Ironing was hardly less strenuous. Fat iron wedges, heated until they were red-hot, were shoved into the hollow interior of heavy pressing irons. There were no temperature controls. The ironing girl touched a wetted finger against the sole of the iron. If it sizzled, the temperature was right. Often the girl's fingertips were so callused from all the testing that she could no longer judge heat gradations, with the result that she burned the clothes. Of course, there was no wash-and-wear. Everything was made from natural fibers—linen, wool, or cotton—and everything was pleated, embroidered, and beribboned and had to be pressed very carefully.

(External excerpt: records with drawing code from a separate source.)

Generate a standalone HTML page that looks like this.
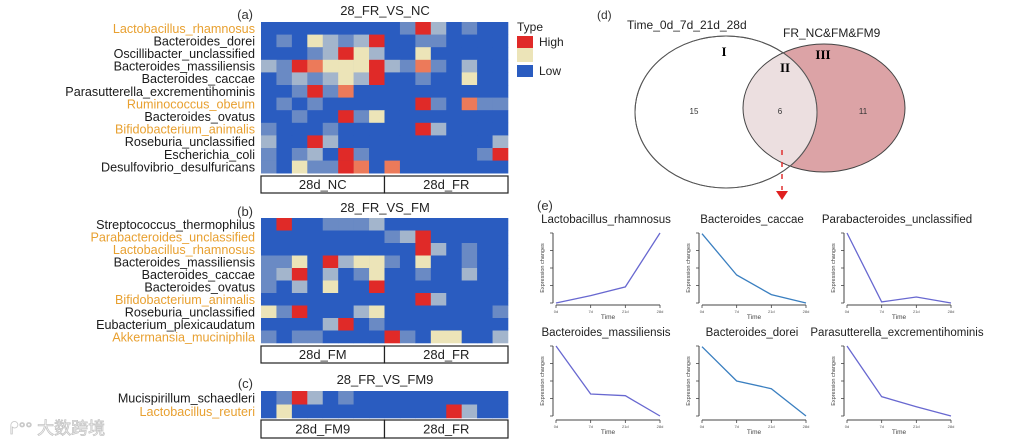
<!DOCTYPE html>
<html><head><meta charset="utf-8"><style>
html,body{margin:0;padding:0;background:#fff;width:1014px;height:440px;overflow:hidden}
svg text{font-family:"Liberation Sans",Arial,sans-serif}
</style></head><body>
<svg id="fig" width="1014" height="440" viewBox="0 0 1014 440" xmlns="http://www.w3.org/2000/svg">
<rect width="1014" height="440" fill="#fff"/>
<g id="heat"></g>
<g id="legend">
 <text x="517" y="31" font-size="12" fill="#222">Type</text>
 <rect x="517" y="36" width="16" height="12" fill="#e02a28"/>
 <rect x="517" y="48" width="16" height="14" fill="#ece4b8"/>
 <rect x="517" y="65" width="16" height="12" fill="#2a5cc0"/>
 <text x="539" y="46" font-size="12" fill="#222">High</text>
 <text x="539" y="75" font-size="12" fill="#222">Low</text>
</g>
<g id="venn">
 <defs><clipPath id="c1"><ellipse cx="726" cy="112" rx="91" ry="76"/></clipPath></defs>
 <text x="597" y="19" font-size="12" fill="#333">(d)</text>
 <text x="627" y="29" font-size="12" fill="#222">Time_0d_7d_21d_28d</text>
 <text x="783" y="37" font-size="12" fill="#222">FR_NC&amp;FM&amp;FM9</text>
 <ellipse cx="824" cy="108" rx="81" ry="64" fill="#dca3a6" stroke="#444" stroke-width="1"/>
 <ellipse cx="726" cy="112" rx="91" ry="76" fill="#fff" stroke="#555" stroke-width="1"/>
 <ellipse cx="824" cy="108" rx="81" ry="64" fill="#ecdfe0" stroke="#444" clip-path="url(#c1)"/>
 <ellipse cx="726" cy="112" rx="91" ry="76" fill="none" stroke="#555" stroke-width="1"/>
 <text x="724" y="56" font-size="13" font-weight="bold" text-anchor="middle" style="font-family:'Liberation Serif',serif">I</text>
 <text x="785" y="72" font-size="13" font-weight="bold" text-anchor="middle" style="font-family:'Liberation Serif',serif">II</text>
 <text x="823" y="59" font-size="13" font-weight="bold" text-anchor="middle" style="font-family:'Liberation Serif',serif">III</text>
 <text x="694" y="114" font-size="8" text-anchor="middle" fill="#333">15</text>
 <text x="780" y="114" font-size="8" text-anchor="middle" fill="#333">6</text>
 <text x="863" y="114" font-size="8" text-anchor="middle" fill="#333">11</text>
 <line x1="782" y1="150" x2="782" y2="190" stroke="#e03030" stroke-width="1.5" stroke-dasharray="5,7"/>
 <polygon points="776,191 788,191 782,200" fill="#e02020"/>
</g>
<text x="537" y="210" font-size="13" fill="#333">(e)</text>
<g id="lines"></g>
<g opacity="0.85">
 <text x="10" y="434" font-size="17" fill="#fff" stroke="#bbb" stroke-width="0.8" style="font-family:'Liberation Sans','Noto Sans CJK SC',sans-serif">ᖰ°° 大数跨境</text>
</g>
</svg>
<script>
const NS="http://www.w3.org/2000/svg";
const colors=["#2a5cc0","#6a8ac4","#a3b5cc","#ece4b8","#ec7a5a","#e02a28"];
const orange="#e8a030";
// Heatmap (a)
const rowsA=["Lactobacillus_rhamnosus","Bacteroides_dorei","Oscillibacter_unclassified","Bacteroides_massiliensis","Bacteroides_caccae","Parasutterella_excrementihominis","Ruminococcus_obeum","Bacteroides_ovatus","Bifidobacterium_animalis","Roseburia_unclassified","Escherichia_coli","Desulfovibrio_desulfuricans"];
const hlA=[1,0,0,0,0,0,1,0,1,0,0,0];
const valsA=[
[0,0,0,0,0,0,0,0,0,1,5,2,0,1,0,0],
[0,1,0,3,2,1,2,5,0,0,1,1,0,0,0,0],
[0,0,0,1,2,5,3,2,0,0,3,0,0,0,0,0],
[2,1,5,4,3,3,3,5,2,1,4,1,0,2,0,0],
[0,1,2,1,2,3,2,5,0,0,1,0,0,3,0,0],
[0,0,1,5,1,4,0,0,0,0,0,0,0,0,0,0],
[0,1,0,1,0,0,0,0,0,0,5,1,0,4,1,1],
[0,0,1,0,0,5,1,3,0,0,0,0,0,0,0,0],
[1,0,0,0,1,0,0,0,0,0,5,2,0,0,0,0],
[2,0,0,5,2,0,0,0,0,0,0,0,0,0,0,2],
[1,0,1,2,0,5,1,0,0,0,0,0,0,0,1,5],
[1,0,3,1,1,5,4,0,4,0,0,0,0,0,0,0]];
const groupsA=["28d_NC","28d_FR"];
// Heatmap (b)
const rowsB=["Streptococcus_thermophilus","Parabacteroides_unclassified","Lactobacillus_rhamnosus","Bacteroides_massiliensis","Bacteroides_caccae","Bacteroides_ovatus","Bifidobacterium_animalis","Roseburia_unclassified","Eubacterium_plexicaudatum","Akkermansia_muciniphila"];
const hlB=[0,1,1,0,0,0,1,0,0,1];
const valsB=[
[0,5,0,0,1,1,1,2,0,0,0,0,0,0,0,0],
[0,0,0,0,0,0,0,0,1,2,5,0,0,0,0,0],
[0,0,0,0,0,0,0,0,0,0,5,2,0,1,0,0],
[1,1,3,0,5,2,3,3,1,0,3,0,0,1,0,0],
[1,2,5,0,2,0,1,3,0,0,1,0,0,2,0,0],
[1,0,2,0,3,0,0,5,0,0,0,0,0,0,0,0],
[0,0,0,0,0,0,0,0,0,0,5,2,0,0,0,0],
[3,1,5,0,0,0,2,3,0,0,0,0,0,0,0,1],
[0,0,0,0,2,5,0,1,0,0,0,0,0,0,0,0],
[1,0,1,1,0,0,0,0,5,1,0,3,3,0,0,2]];
const groupsB=["28d_FM","28d_FR"];
// Heatmap (c)
const rowsC=["Mucispirillum_schaedleri","Lactobacillus_reuteri"];
const hlC=[0,1];
const valsC=[
[0,1,5,2,0,1,0,0,0,0,0,0,0,0,0,0],
[0,3,0,0,0,0,0,0,0,0,0,0,5,2,0,0]];
const groupsC=["28d_FM9","28d_FR"];

const heat=document.getElementById("heat");
function mk(tag,attrs,parent){const e=document.createElementNS(NS,tag);for(const k in attrs)e.setAttribute(k,attrs[k]);(parent||heat).appendChild(e);return e;}
function drawHeat(id,letter,title,rows,hl,vals,groups,y0,rh,gy,gh,ty){
  const g=mk("g",{});
  
  
  const x0=261,cw=247/16;
  const lt=mk("text",{x:253,y:ty+4,"font-size":13,"text-anchor":"end",fill:"#333"},g);lt.textContent="("+letter+")";
  const tt=mk("text",{x:385,y:ty,"font-size":13,"text-anchor":"middle",fill:"#222"},g);tt.textContent=title;
  
  
  mk("rect",{x:x0,y:y0,width:247,height:rh*rows.length,fill:colors[0]},g);
  vals.forEach((row,r)=>row.forEach((v,c)=>{
    const cell=mk("rect",{x:x0+c*cw,y:y0+r*rh,width:cw+0.3,height:rh+0.3,fill:colors[v]},g);
    
    
  }));
  rows.forEach((n,r)=>{
    const t=mk("text",{x:255,y:y0+r*rh+rh/2+4.5,"font-size":12.6,"text-anchor":"end",fill:hl[r]?orange:"#1a1a1a"},g);
    t.textContent=n;
    
    
  });
  groups.forEach((n,i)=>{
    const b=mk("rect",{x:x0+i*123.5,y:gy,width:123.5,height:gh,fill:"#fff",stroke:"#222","stroke-width":1.2},g);
    
    
    const t=mk("text",{x:x0+i*123.5+61.75,y:gy+gh/2+4.5,"font-size":13,"text-anchor":"middle",fill:"#222"},g);
    t.textContent=n;
  });
}
drawHeat("a","a","28_FR_VS_NC",rowsA,hlA,valsA,groupsA,22,12.6,176,17,15);
drawHeat("b","b","28_FR_VS_FM",rowsB,hlB,valsB,groupsB,218,12.5,346,17,212);
drawHeat("c","c","28_FR_VS_FM9",rowsC,hlC,valsC,groupsC,391,13.5,420,18,384);

// Line charts
const lineTitles=["Lactobacillus_rhamnosus","Bacteroides_caccae","Parabacteroides_unclassified","Bacteroides_massiliensis","Bacteroides_dorei","Parasutterella_excrementihominis"];
const timeTicks=["0d","7d","21d","28d"];
const s1=[0,0.105,0.23,1];
const s2=[0.99,0.40,0.12,0];
const s3=[1,0.015,0.086,0];
const s4=[1,0.314,0.29,0];
const s5=[0.99,0.50,0.39,0];
const s6=[1,0.276,0.133,0];
const series=[s1,s2,s3,s4,s5,s6];
const lineColors=["#6868d0","#3a7fc0","#6868d0","#6868d0","#3a7fc0","#6868d0"];
const panelX=[556,702,847];
const L=document.getElementById("lines");
series.forEach((s,i)=>{
  const col=i%3,row=Math.floor(i/3);
  const xl=panelX[col],xr=xl+104;
  const yt=row?346:233,yb=row?416:303,xa=row?420:305;
  const g=mk("g",{},L);
  
  
  const t=mk("text",{x:(xl+xr)/2-2,y:row?336:223,"font-size":11.5,"text-anchor":"middle",fill:"#222"},g);
  t.textContent=lineTitles[i];
  const xs=v=>xl+v*(xr-xl)/3, ys=v=>yb-v*(yb-yt);
  mk("line",{x1:xl-3,y1:yt,x2:xl-3,y2:yb,stroke:"#444","stroke-width":1},g);
  for(let k=0;k<5;k++)mk("line",{x1:xl-6,y1:yt+k*(yb-yt)/4,x2:xl-3,y2:yt+k*(yb-yt)/4,stroke:"#444","stroke-width":0.8},g);
  mk("line",{x1:xl,y1:xa,x2:xr,y2:xa,stroke:"#444","stroke-width":1},g);
  timeTicks.forEach((tk,k)=>{
    mk("line",{x1:xs(k),y1:xa,x2:xs(k),y2:xa+3,stroke:"#444","stroke-width":0.8},g);
    const tx=mk("text",{x:xs(k),y:xa+8,"font-size":4,"text-anchor":"middle",fill:"#555"},g);tx.textContent=tk;
  });
  const xt=mk("text",{x:(xl+xr)/2,y:xa+14,"font-size":6.5,"text-anchor":"middle",fill:"#444"},g);xt.textContent="Time";
  const yl=mk("text",{x:0,y:0,"font-size":5.5,"text-anchor":"middle",fill:"#444",transform:`translate(${xl-12},${(yt+yb)/2}) rotate(-90)`},g);yl.textContent="Expression changes";
  const pts=s.map((v,k)=>xs(k)+","+ys(v)).join(" ");
  const pl=mk("polyline",{points:pts,fill:"none",stroke:lineColors[i],"stroke-width":1.3},g);
  
  
});
</script>
</body></html>
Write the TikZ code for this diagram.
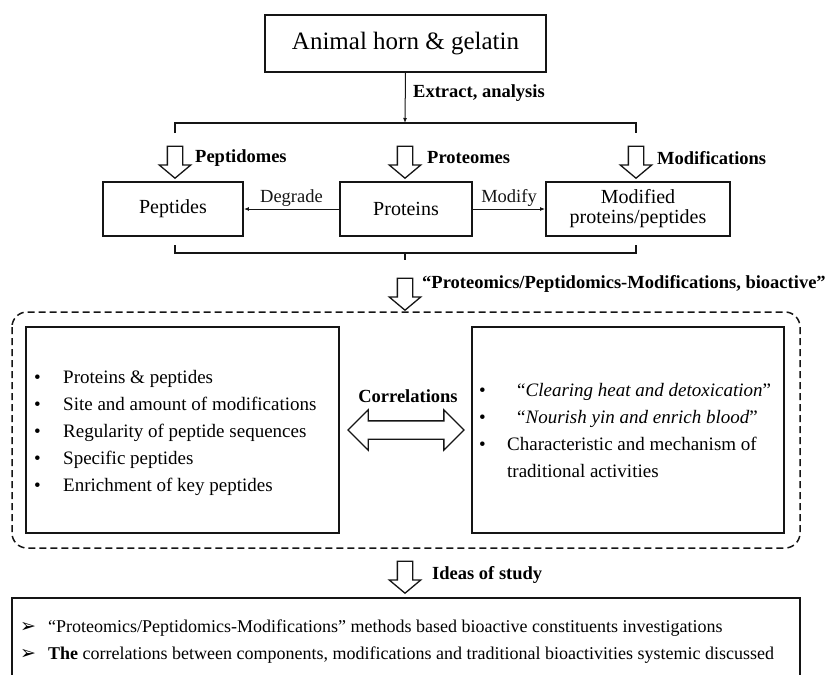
\documentclass[tikz,border=0pt]{standalone}
\usepackage{fontspec}
\setmainfont{Liberation Serif}
\newfontfamily\symFont{DejaVu Sans}
\usepackage{xcolor}
\definecolor{lineDark}{HTML}{151515}
\usepackage{tikz}
\usetikzlibrary{shapes,arrows,positioning,calc,arrows.meta,shapes.arrows}
\tikzset{%
  stageBox/.style={%
    rectangle,
    draw=lineDark,
    line width=1.8pt,
    fill=white,
    minimum height=54pt,
    inner sep=0pt,
    align=center,
    font=\fontsize{20}{20}\selectfont
  },
  listBox/.style={%
    rectangle,
    draw=lineDark,
    line width=1.8pt,
    minimum width=313pt,
    minimum height=206pt
  },
  hollowDown/.style={%
    single arrow,
    draw=lineDark,
    line width=1.3pt,
    fill=white,
    shape border rotate=270,
    single arrow head extend=8pt,
    single arrow tip angle=100,
    minimum height=32pt,
    minimum width=0pt,
    inner sep=7pt
  },
  hollowBoth/.style={%
    double arrow,
    draw=lineDark,
    line width=1.3pt,
    fill=white,
    double arrow head extend=11pt,
    double arrow tip angle=90,
    minimum height=116pt,
    minimum width=0pt,
    inner sep=8.5pt
  },
  stepLabel/.style={%
    anchor=west,
    inner sep=0pt,
    font=\bfseries\fontsize{18.5}{22}\selectfont
  },
  edgeLabel/.style={%
    inner sep=2pt,
    font=\fontsize{18.5}{22}\selectfont
  },
  thinArrow/.style={%
    -{Latex[length=5pt,width=4pt]},
    line width=1pt,
    color=lineDark
  },
  bracketLine/.style={%
    line width=1.4pt,
    color=lineDark
  },
  dashBox/.style={%
    draw=lineDark,
    line width=1.5pt,
    dash pattern=on 7pt off 4pt,
    rounded corners=15pt
  },
  listText/.style={%
    anchor=west,
    inner sep=0pt,
    align=left,
    font=\fontsize{19}{27}\selectfont
  }
}

\begin{document}
\begin{tikzpicture}[x=1pt,y=-1pt]
  \useasboundingbox (0,0) rectangle (831,675);

  % source and first split
  \node[stageBox, minimum width=281pt, minimum height=57pt, font=\fontsize{25}{28}\selectfont] (horn) at (405.5,43.5) {Animal horn \& gelatin};
  \coordinate (splitTop) at (405,123);
  \draw[thinArrow] (horn.south) -- (splitTop);
  \node[stepLabel] (lblExtract) at (413,93) {Extract, analysis};
  \draw[bracketLine] (175,133) -- (175,123) -- (636,123) -- (636,133);

  % three branches
  \node[hollowDown] (arrPep) at (175,159) {};
  \node[hollowDown] (arrPro) at (405,159) {};
  \node[hollowDown] (arrMod) at (636,159) {};
  \node[stepLabel] (lblPep) at (195,158) {Peptidomes};
  \node[stepLabel] (lblPro) at (427,158) {Proteomes};
  \node[stepLabel] (lblMod) at (657,158) {Modifications};

  \node[stageBox, minimum width=132pt] (proteins) at (406,209) {Proteins};
  \node[stageBox, minimum width=140pt] (peptides) at (173,209) {Peptides};
  \node[stageBox, minimum width=184pt] (modified) at (638,209) {Modified\\proteins/peptides};
  \draw[thinArrow] (proteins) -- node[above, edgeLabel] (lblDeg) {Degrade} (peptides);
  \draw[thinArrow] (proteins) -- node[above, edgeLabel] (lblModify) {Modify} (modified);

  % merge
  \draw[bracketLine] (175,245) -- (175,253) -- (636,253) -- (636,245);
  \draw[bracketLine] (405,253) -- (405,260);
  \node[hollowDown] (arrBio) at (405,291) {};
  \node[stepLabel] (lblBio) at (422,284) {``Proteomics/Peptidomics-Modifications, bioactive''};

  % correlation block
  \draw[dashBox] (12,312) rectangle (800,548);
  \node[listBox] (leftBox) at (182.5,430) {};
  \node[listBox, minimum width=312pt] (rightBox) at (628,430) {};
  \node[listText] (leftList) at (34,432) {%
    \begin{tabular}{@{}p{29pt}@{}l@{}}
      \textbullet & Proteins \& peptides\\
      \textbullet & Site and amount of modifications\\
      \textbullet & Regularity of peptide sequences\\
      \textbullet & Specific peptides\\
      \textbullet & Enrichment of key peptides
    \end{tabular}};
  \node[listText] (rightList) at (479,432) {%
    \begin{tabular}{@{}p{28pt}@{}l@{}}
      \textbullet & \hspace{10pt}``\textit{Clearing heat and detoxication}''\\
      \textbullet & \hspace{10pt}``\textit{Nourish yin and enrich blood}''\\
      \textbullet & Characteristic and mechanism of\\
                  & traditional activities
    \end{tabular}};
  \node[hollowBoth] (corr) at (406,430) {};
  \node[stepLabel, anchor=center] (lblCorr) at (408,396) {Correlations};

  % ideas of study
  \node[hollowDown] (arrIdea) at (405,574) {};
  \node[stepLabel] (lblIdea) at (432,575) {Ideas of study};
  \draw[line width=1.8pt, draw=lineDark] (12,598) rectangle (800,700);
  \node[listText, font=\fontsize{18}{27}\selectfont] (ideaList) at (20,641) {%
    \begin{tabular}{@{}p{28pt}@{}l@{}}
      {\symFont\fontsize{19}{20}\selectfont ➢} & ``Proteomics/Peptidomics-Modifications'' methods based bioactive constituents investigations\\
      {\symFont\fontsize{19}{20}\selectfont ➢} & \textbf{The} correlations between components, modifications and traditional bioactivities systemic discussed
    \end{tabular}};
\end{tikzpicture}
\end{document}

Because there was no refrigeration, perishables had to be shopped for every day—no small job for a family of seven plus five or so servants. In the summer, my grandmother would sometimes summon the iceman, who lugged a heavy ice block upstairs and slung it into a semi-isolated icebox. Food was piled on top and around the ice until it melted and drained into a bowl at the bottom.
In his recent book From Dawn to Decadence, the historian Jacques Barzun states that past achievements in the political, social, and artistic sphere were possible only because servants freed the leading spirits to do the work: writers such as Dickens or Balzac could not have produced their phenomenal literary output without servants at their beck and call.
In the middle-class society in which I grew up, it would have been unthinkable for anybody in the family to do "maids' work"; the only exception was an occasional cooking bout, which could be described as a hobby. Anything else would have been downright immoral. What would happen to the poor if somebody took over the servants' roles?
We never, ever, made our own beds, and until I was in high school, I did not know anybody among our acquaintances who did. A classmate, recounting some catastrophe in her family, mentioned that it had forced her mother to make the beds for a week. "Your mother made the beds?" we asked incredulously. It must have been a severe crisis.
Many years later, when the name Freud had entered the vocabulary of the educated and especially the semi-educated, people traced all kinds of real or imaginary psychological and physiological afflictions back to their wet nurses. As an adult, did you suffer from rheumatism, drug addiction,…hypochondria? Sure—it was all the wet nurse's fault: through her milk, you became predisposed to this disorder or that affliction, and so on, ad absurdum. By the time we were born, fashions had changed, and women were encouraged to breast-feed their babies. My mother went at it vigorously because, as she told me later, "I wanted to override the bad genes your father has contributed to your existence."